By Daniela Miltner, Product Management, ABBYY
PDFs, office documents, e-mails and texts are everywhere. Today the vast majority of information assets is unstructured and composed in natural language. Most organisations recognise the need to classify and organise these asset types, but why do so few actually practice it? The reality is that they largely lack the capabilities to do so.
In order to leverage unstructured content and transform dark data into actionable information, a new approach to classification is required: one that harnesses machine learning, linguistic and semantic technologies, allowing us to master the growing amount of unstructured data.
The Rise of Natural Language Processing
Categories help the human brain to organise the world. Research from Gartner predicts that the role of natural-language processing will increase in-line with the growing trend of AI and machine learning. However, in IT and business we still face information overload.
To action information, or use it effectively, it is helpful to understand the context and logical class of a document. To let information drive business decisions, the right person needs access to all relevant information when needed – starting from the arrival at the organisation up to retrieval of long-term archives.
Classification not only helps businesses manage the tidal wave of data but also generates business value, which should come as a welcome bonus to those weighing up investment in technology against the bottom line. What’s more, is that this is true for any industry – from consumer-focused enterprises in retail or banking, to those organisations relying on search and discovery processes like the legal sector, the healthcare sector or public sector.
Managing the Digital Roadblocks
So why is it that CIO’s desperately want to classify their information, but are not implementing and taking advantage of it?
Manual classification is time-consuming, inaccurate and inconsistent; with quality often deteriorating as volumes increase and time pressures heighten. Rule-based, automated classification already supports enterprises by sorting and routing semi-structured documents. Structured documents, like a loan application form or an invoice, can be recognised by intelligent input management solutions and routed to the enterprise workflow. However, rules can quickly reach their limits when it comes to unstructured content and natural language texts. Content in unstructured documents is unexpected and not standardised and often, different people use different terms, expressions and syntax to talk about the same thing, which adds to the level of complexity when it comes to managing and converting these documents. As there is no, or only limited metadata accessible, the technology is unable able to draw meaning or context from the document, therefore the information becomes ‘dark data’. Having ‘dark data’ within your enterprise means that you cannot draw value from it, whether it is business-critical or not, it is unsearchable.
Accurate classification of unstructured content has remained an exclusive topic of interest for technical experts re-adjusting working parameters. The new approach to classifying unstructured content uses statistics, linguistics and semantic technologies and combines them with tools that makes the setup of classification models easy to use for employees and processing experts. By deploying machine learning, the most appropriate classification features can be selected. It is not necessary, as with traditional rule-based systems, to specify rule sets or to manually train and tune models with huge quantities of training documents. This changes the way texts and documents can be categorised.

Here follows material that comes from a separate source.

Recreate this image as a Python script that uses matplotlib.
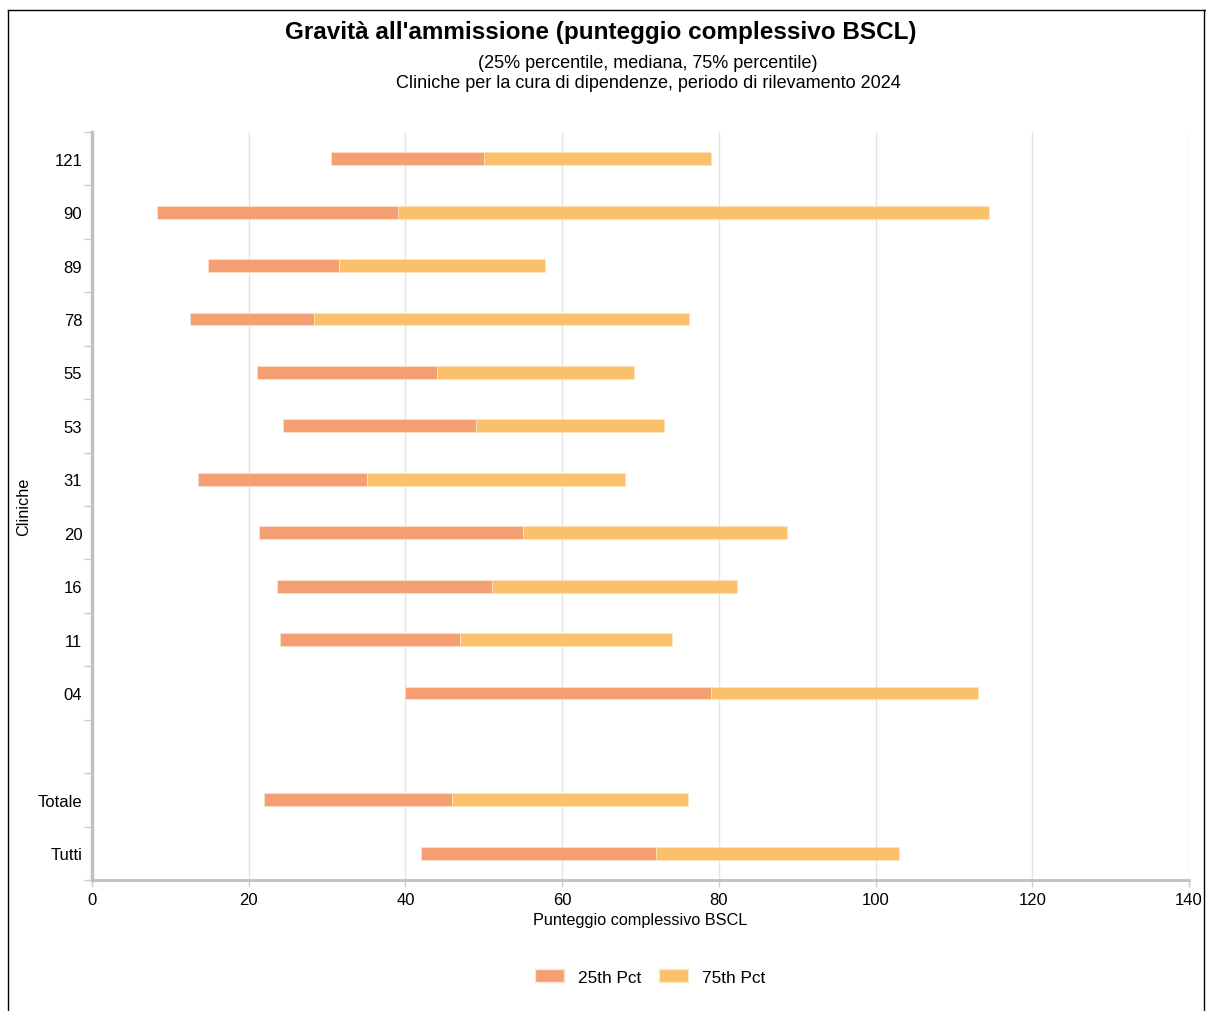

What are the applications of unstructured document classification in business scenarios? Classification is an essential step in almost any kind of content management process. This includes the following:
Content management: High-performance classification of unstructured content allows organisations to manage large repositories quickly, and enables knowledge workers to efficiently search and locate information critical to their work.
Client support: Support is a crucial element of any customer-oriented business, where satisfaction and retention are key success drivers. Large companies with worldwide operations, a wide range of products and services, and millions of customers need daily feedback about what works, what doesn’t and where they could do better. Customer support services are the primary way of receiving that feedback. Fast and accurate classification of incoming complaints and requests is a critical first step towards delivering timely solutions to customers’ issues and driving higher levels of customer satisfaction. This is how customer support helps to deliver outstanding experience and increase the customer loyalty.
Information governance: Granular text- and semantic-based classification enables organisations to keep up with security, compliance and records management requirements. This is especially important given the impending EU General Data Protection Regulation (GDPR) regulation, which will affect any organisation that processes personal data of individuals living within the EU. By setting up category-based document access rights, routing, archiving and search, organisations will support the aim of GDPR to protect all EU citizens from privacy and data breaches, adapting to the increasingly data-driven world that we now live in.
Data migration: Mergers, reorganisations or even just bringing new IT systems online require fast data migration. This comes with the added challenge of keeping it protected and controlled, and avoiding the pitfalls of ‘dark data’, which can be useful for compliance, but storing and securing data typically incurs more expense (and sometimes greater risk) than value. These hurdles can be overcome by setting up flexible content-aware rules to filter content repositories during data migration projects.
E-mail management: Organising e-mails manually is painful, but missing business-critical messages from customers or suppliers is even more so. Metadata (such as ‘to’, ‘from’) is rarely good enough. Using both metadata and content, new semantic-based classification automatically distinguishes the wheat from the chaff.
The classification of unstructured information assets is critical in supporting business objectives and driving value to the enterprise. It is this ‘intelligent classification’ of information that should absolutely be a key consideration for CIOs and other key decision-makers. Simply owning big data is secondary to having access to the critical data that will accelerate an individual’s time from discovery to decision within their documents.